My guide told me, that he previously took a German-speaking group on this tour. When you enter the admission point of the camps there are photos. A person in his tour group’s dad formerly worked for the German army. His dad did not disclose much to him or his mum about his career. It was not until he came to Auschwitz he seen his dad on one of the photos working as a guard pointing a prisoner to their death. 

Imagine visiting Auschwitz to discover your parent was a Nazi part of the killing. Words cannot describe how you would feel.

Walking Through Birkenau

I walked through the huge land and immediately felt like I was going to burst into tears. Every single strand of hair stood up on my arms I could not begin to fathom what they must have felt. You could see burnt over left remains of what was once chimneys and big areas for gas chambers. Trying to destroy evidence of the Holocaust during the Nuremberg trials.

To this day, I’ll always hold this memory and sadness in my heart of visiting Auschwitz and Birkenau. Yes, I may not have been around at the time, but to know what we did as a human race and are still doing fills me with sorrow.
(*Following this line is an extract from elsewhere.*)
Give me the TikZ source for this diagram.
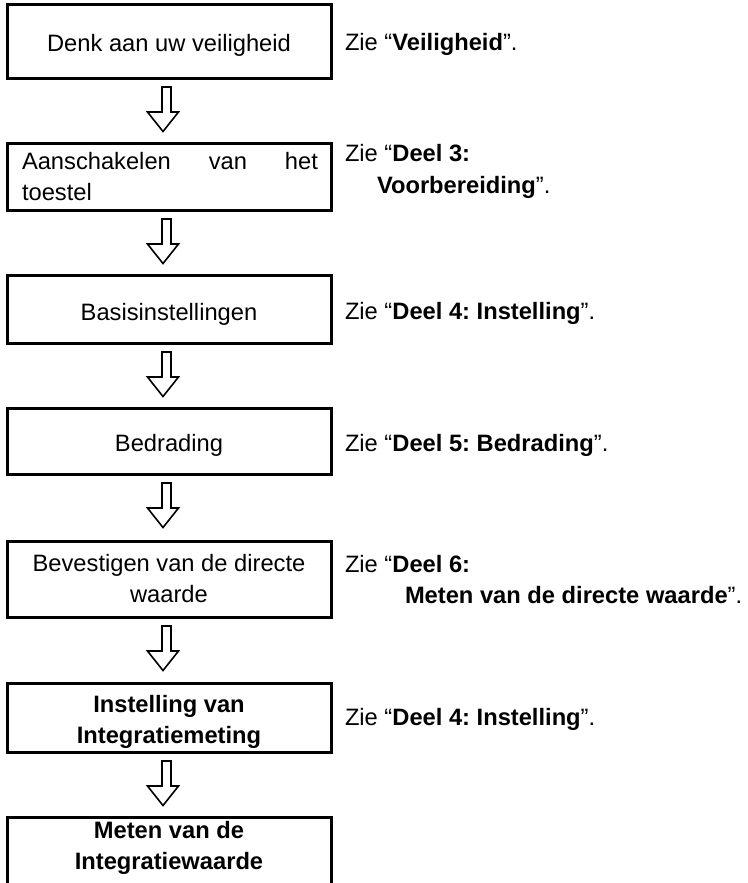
\documentclass[tikz,border=0pt]{standalone}
\usepackage{fontspec}
\setmainfont{Liberation Sans}
\usetikzlibrary{calc}
\frenchspacing
% hollow downward arrow hanging below a step box
\newcommand\flowarrow[1]{%
  \draw[arrowline] ($(#1.south)+(-7,9)$) -- ++(0,25) -- ++(-14.5,0)
    -- ++(15.5,19.5) -- ++(15.5,-19.5) -- ++(-7.5,0) -- ++(0,-25) -- cycle;}
\begin{document}
\begin{tikzpicture}[x=1pt,y=-1pt,
  stepbox/.style={draw, line width=3pt, minimum width=324pt, inner sep=0pt, outer sep=0pt},
  txt/.style={inner sep=0pt, outer sep=0pt, font=\fontsize{23.7}{31.5}\selectfont},
  arrowline/.style={line width=1.6pt, line join=miter}]
\useasboundingbox (0,0) rectangle (747,883);

% step boxes
\node[stepbox, minimum height=73pt] (b1) at (169,41.5) {};
\node[stepbox, minimum height=67pt] (b2) at (169,176.5) {};
\node[stepbox, minimum height=68pt] (b3) at (169,309) {};
\node[stepbox, minimum height=66pt] (b4) at (169,441) {};
\node[stepbox, minimum height=76pt] (b5) at (169,579) {};
\node[stepbox, minimum height=69pt] (b6) at (169,717.5) {};
\node[stepbox, minimum height=78pt] (b7) at (169,856) {};

% box texts
\node[txt, anchor=base] (t1) at (169,52) {Denk aan uw veiligheid};
\node[txt, anchor=base west] (t2) at (22,169)
  {\parbox[t]{296pt}{Aanschakelen\hfill van\hfill het\\toestel}};
\node[txt, anchor=base] (t3) at (169,320) {Basisinstellingen};
\node[txt, anchor=base] (t4) at (169,451) {Bedrading};
\node[txt, anchor=base] (t5) at (169,571)
  {\parbox[t]{310pt}{\centering Bevestigen van de directe\\waarde}};
\node[txt, anchor=base] (t6) at (169,712)
  {\parbox[t]{310pt}{\centering\bfseries Instelling van\\Integratiemeting}};
\node[txt, anchor=base] (t7) at (169,838)
  {\parbox[t]{310pt}{\centering\bfseries Meten van de\\Integratiewaarde}};

% references on the right
\node[txt, anchor=base west] (r1) at (345,51) {Zie “\textbf{Veiligheid}”.};
\node[txt, anchor=base west] (r2a) at (345,161) {Zie “\textbf{Deel 3:}};
\node[txt, anchor=base west] (r2b) at (377,193) {\textbf{Voorbereiding}”.};
\node[txt, anchor=base west] (r3) at (345,319) {Zie “\textbf{Deel 4: Instelling}”.};
\node[txt, anchor=base west] (r4) at (345,451) {Zie “\textbf{Deel 5: Bedrading}”.};
\node[txt, anchor=base west] (r5a) at (345,572) {Zie “\textbf{Deel 6:}};
\node[txt, anchor=base west] (r5b) at (405,603) {\textbf{Meten van de directe waarde}”.};
\node[txt, anchor=base west] (r6) at (345,725) {Zie “\textbf{Deel 4: Instelling}”.};

% arrows between the steps
\flowarrow{b1}
\flowarrow{b2}
\flowarrow{b3}
\flowarrow{b4}
\flowarrow{b5}
\flowarrow{b6}
\end{tikzpicture}
\end{document}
Seeing the mass volumes of hair, shoes, suitcases and brushes made my stomach churn. That was a small percentage. I don’t know how people still don’t believe in it today, to say it does not exist still boggles my mind.

Especially how British author David Irving denied the Holocaust existed and took Sarah Lipstadt on a high profile case to court back in 2000. It should have not even been allowed into court! Moreover, as someone who’s visited, I feel that those that can handle it should make a visit to see what we did as a species. I know prison camps and genocides are still happening all over the world but we all at least ought to visit this site. To spread and raise awareness of the capability of the dark side of humanity.